Fake urgency around limited time deals
Not every countdown is meaningful. Some welcome offer deals are genuinely short-lived; others reappear constantly under slightly different wording. If a store pressures you to buy immediately, step back and compare the discount against typical promo patterns, public sale banners, and recent coupon roundups.
When to revisit
If you want this guide to stay useful, revisit it with a purpose rather than at random. The best times are tied to purchase planning and known offer changes.
Come back to this topic when:
- You are about to place a first order with a retailer you have not used before.
- You see a signup discount but are unsure whether it is better than the current sale.
- You are shopping a high-friction category like beauty, fashion, or home where exclusions are common.

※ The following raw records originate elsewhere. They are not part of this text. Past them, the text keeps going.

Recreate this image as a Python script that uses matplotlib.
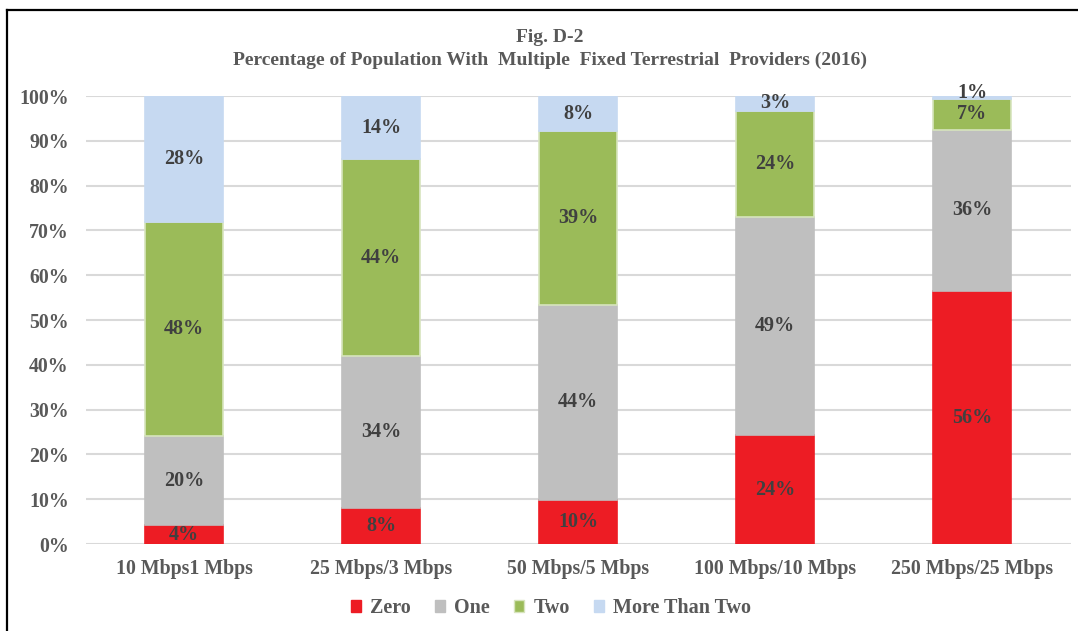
import matplotlib.pyplot as plt
from matplotlib.lines import Line2D
from matplotlib.patches import Patch
import numpy as np

plt.rcParams['font.family'] = ['Liberation Serif', 'DejaVu Serif']
plt.rcParams['font.weight'] = 'bold'

categories = ['10 Mbps1 Mbps', '25 Mbps/3 Mbps', '50 Mbps/5 Mbps',
              '100 Mbps/10 Mbps', '250 Mbps/25 Mbps']
series_names = ['Zero', 'One', 'Two', 'More Than Two']
zero = [4.2, 8.0, 9.8, 24.3, 56.4]
one = [19.9, 34.0, 43.6, 48.7, 36.1]
two = [47.8, 43.9, 38.7, 23.7, 6.9]
more = [28.1, 14.1, 7.9, 3.3, 0.6]
colors = ['#ED1C24', '#BFBFBF', '#9BBB59', '#C6D9F1']
edges = ['#ED1C24', '#BFBFBF', '#D7E4BD', '#C6D9F1']

W, H = 1078, 631
fig = plt.figure(figsize=(W / 100, H / 100), dpi=100)
ax = fig.add_axes([85.5 / W, 1 - 544 / H, 985 / W, 448 / H])

x = np.arange(len(categories))
bottom = np.zeros(len(categories))
for vals, c, ec in zip([zero, one, two, more], colors, edges):
    vals = np.array(vals)
    ax.bar(x, vals, 0.4, bottom=bottom, color=c, edgecolor=ec, linewidth=1.2, zorder=3)
    for xi, b, v in zip(x, bottom, vals):
        # tiny slices: lift the label a bit so it clears the one below
        dy = 3 if v < 1 else 0
        ax.annotate(f'{round(v):.0f}%', (xi, b + v / 2), xytext=(0, dy),
                    textcoords='offset points', ha='center', va='center',
                    fontsize=14.5, color='#404040', zorder=4)
    bottom += vals

ax.set_xlim(-0.5, len(categories) - 0.5)
ax.set_ylim(0, 100)
ax.set_yticks(np.arange(0, 101, 10))
ax.set_yticklabels([f'{t}%' for t in range(0, 101, 10)])
ax.yaxis.grid(True, color='#D9D9D9', linewidth=1.5, zorder=0)
ax.set_xticks(x)
ax.set_xticklabels(categories)
ax.tick_params(length=0, labelsize=14.3, labelcolor='#595959')
ax.tick_params(axis='x', pad=11)
ax.tick_params(axis='y', pad=12)
for s in ax.spines.values():
    s.set_visible(False)

fig.text(550 / W, 1 - 38 / H, 'Fig. D-2', ha='center', va='center',
         fontsize=14, color='#595959')
fig.text(550 / W, 1 - 60 / H,
         'Percentage of Population With  Multiple  Fixed Terrestrial  Providers (2016)',
         ha='center', va='center', fontsize=14, color='#595959')

handles = [Patch(facecolor=c, edgecolor=ec) for c, ec in zip(colors, edges)]
fig.legend(handles, series_names, loc='center', bbox_to_anchor=(551 / W, 1 - 608 / H),
           ncol=4, frameon=False, fontsize=14.5, handlelength=0.5, handleheight=0.5,
           handletextpad=0.45, columnspacing=1.2, labelcolor='#595959')

fig.add_artist(Line2D([7 / W, 1], [1 - 9.5 / H] * 2, color='black', linewidth=1.6))
fig.add_artist(Line2D([7 / W] * 2, [0, 1 - 9.5 / H], color='black', linewidth=1.6))

fig.savefig('out.png', dpi=100)
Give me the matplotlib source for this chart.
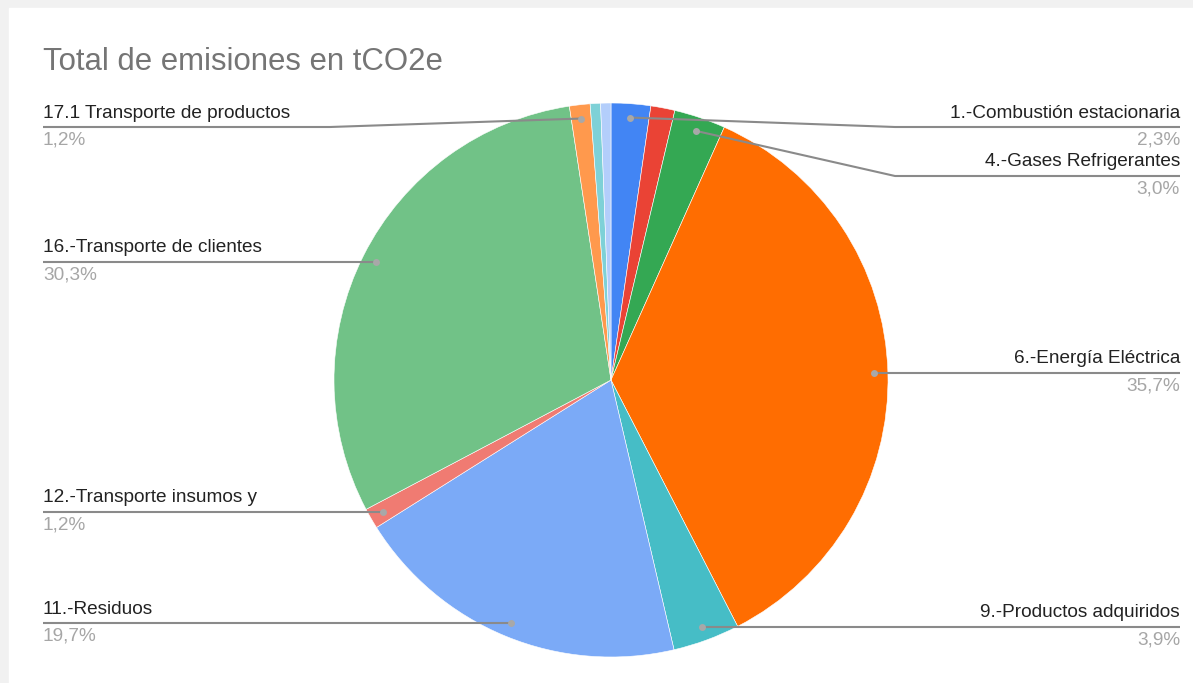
import numpy as np
import matplotlib.pyplot as plt

# data (clockwise from 12 o'clock)
categorias = ['1.-Combustión estacionaria', '2.-Otros', '4.-Gases Refrigerantes',
              '6.-Energía Eléctrica', '9.-Productos adquiridos', '11.-Residuos',
              '12.-Transporte insumos y', '16.-Transporte de clientes',
              '17.1 Transporte de productos', '18.-Otros', '19.-Otros']
porcentajes = [2.3, 1.4, 3.0, 35.7, 3.9, 19.7, 1.2, 30.3, 1.2, 0.6, 0.6]
mostrar = [True, False, True, True, True, True, True, True, True, False, False]
colores = ['#4285f4', '#ea4335', '#34a853', '#ff6d01', '#46bdc6', '#7baaf7',
           '#f07b72', '#71c287', '#ff994d', '#7ed1d7', '#b3cefb']

W, H = 1193, 683
plt.rcParams['font.family'] = ['Liberation Sans', 'DejaVu Sans']
fig = plt.figure(figsize=(W / 100, H / 100), dpi=100)
fig.patch.set_facecolor('#f1f1f1')
ax = fig.add_axes([0, 0, 1, 1])

# white card
ax.add_patch(plt.Rectangle((9, 0), W, H - 8, color='white', zorder=0))

cx, cy, r = 611, H - 380, 277
wedges, _ = ax.pie(porcentajes, colors=colores, startangle=90, counterclock=False,
                   center=(cx, cy), radius=r, frame=True,
                   wedgeprops=dict(edgecolor='white', linewidth=0.4))
ax.set_xlim(0, W)
ax.set_ylim(0, H)
ax.set_aspect('equal')
ax.axis('off')

ax.text(43, H - 62, 'Total de emisiones en tCO2e', fontsize=22.4, color='#757575',
        ha='left', va='center')

# label line heights (pixels from top) where the line is bent
linea_y = {0: 127, 2: 176, 8: 127}
linea_c = '#8a8a8a'
for i, w in enumerate(wedges):
    if not mostrar[i]:
        continue
    ang = np.deg2rad((w.theta1 + w.theta2) / 2)
    px = cx + 0.95 * r * np.cos(ang)
    py = cy + 0.95 * r * np.sin(ang)
    ly = H - linea_y[i] if i in linea_y else py
    derecha = px > cx
    if derecha:
        ex, tx, ha = 895, 1180, 'right'
    else:
        ex, tx, ha = 330, 43, 'left'
    ax.plot([px, ex, tx], [py, ly, ly], color=linea_c, lw=1.5, zorder=3,
            solid_capstyle='butt')
    ax.plot(px, py, 'o', color='#a8a8a8', ms=5, mec='none', zorder=4)
    ax.text(tx, ly + 14, categorias[i], fontsize=13.7, color='#222222',
            ha=ha, va='center')
    ax.text(tx, ly - 13, f'{porcentajes[i]:.1f}%'.replace('.', ','), fontsize=13.7,
            color='#a6a6a6', ha=ha, va='center')

fig.savefig('out.png', dpi=100, facecolor=fig.get_facecolor())
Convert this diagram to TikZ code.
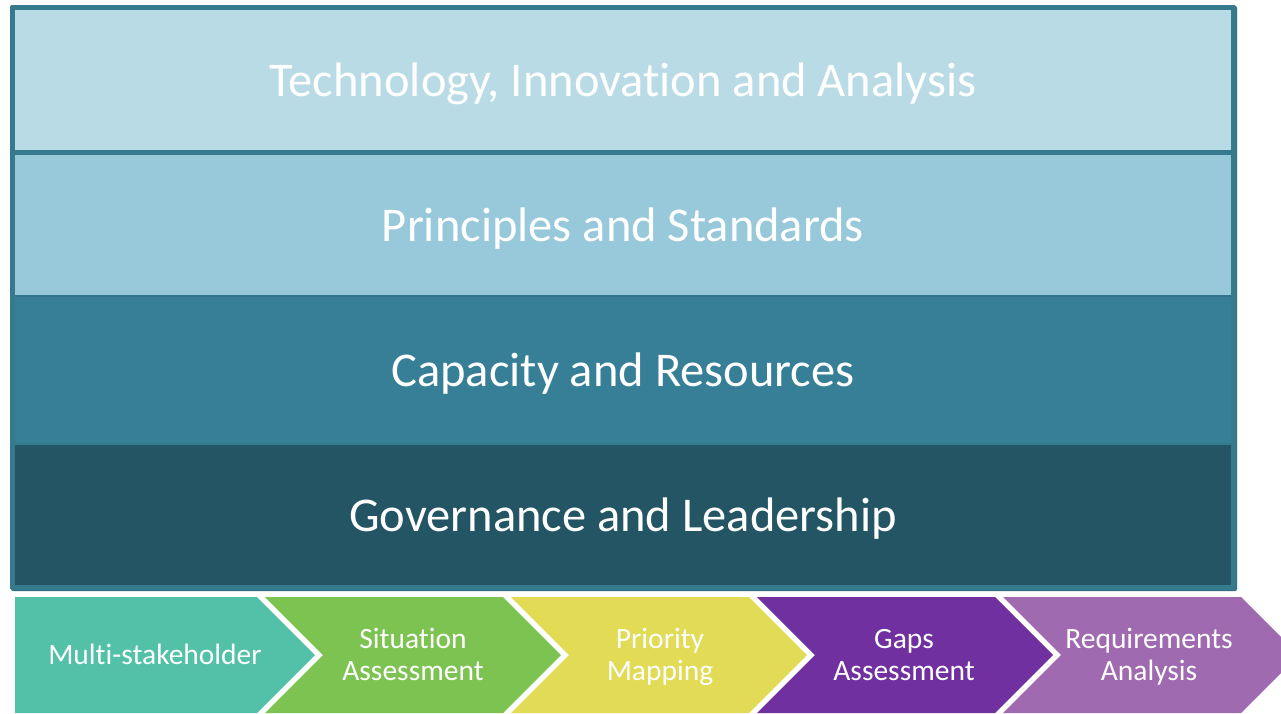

- A retailer shifts from email offers to app-only deals.
- Major sale periods begin and you want to know whether welcome offers still stack.
- You keep running into expired coupon codes and want a cleaner verification process.
A practical routine for readers is simple:
- Check the retailer directly first. Look for official email, SMS, or app signup language.
- Read the visible terms before building a cart around the code. Focus on exclusions, minimum spend, and expiration.
- Compare the code against public sale pricing. The best discount is the one that lowers your final total, not the one with the biggest headline percentage.
- Factor in shipping. A free shipping coupon or threshold can matter as much as the welcome offer itself.
- Test the cart before committing. If the code fails, do not assume it is your mistake; check platform limits and excluded items.
- Save the result. If a retailer’s first order discount works well, add it to your personal watchlist by category.
This article is best treated as a standing reference: not a fixed list of promises, but a framework for spotting welcome offer deals that are real, usable, and worth your time. If you are in active shopping mode, pair it with current category roundups and retailer-specific coverage. For example, shoppers browsing tech deals may also want to scan pieces like Last-Chance Tech Steals: Portable Power, Mics, and Apple Gear Worth Grabbing Today or broader seasonal buying coverage such as Spring Upgrade Checklist: The Best Deals on New Sleep, Streaming, and Mobile Gear All in One Place.
The main takeaway is straightforward: a first-order discount can be valuable, but only if you verify how it works now, not how it worked the last time you checked. Revisit this guide whenever your purchase is close enough to matter, your category changes, or retailer behavior shifts. That is the moment when a generic promo code search stops being helpful and a maintained savings guide starts paying off.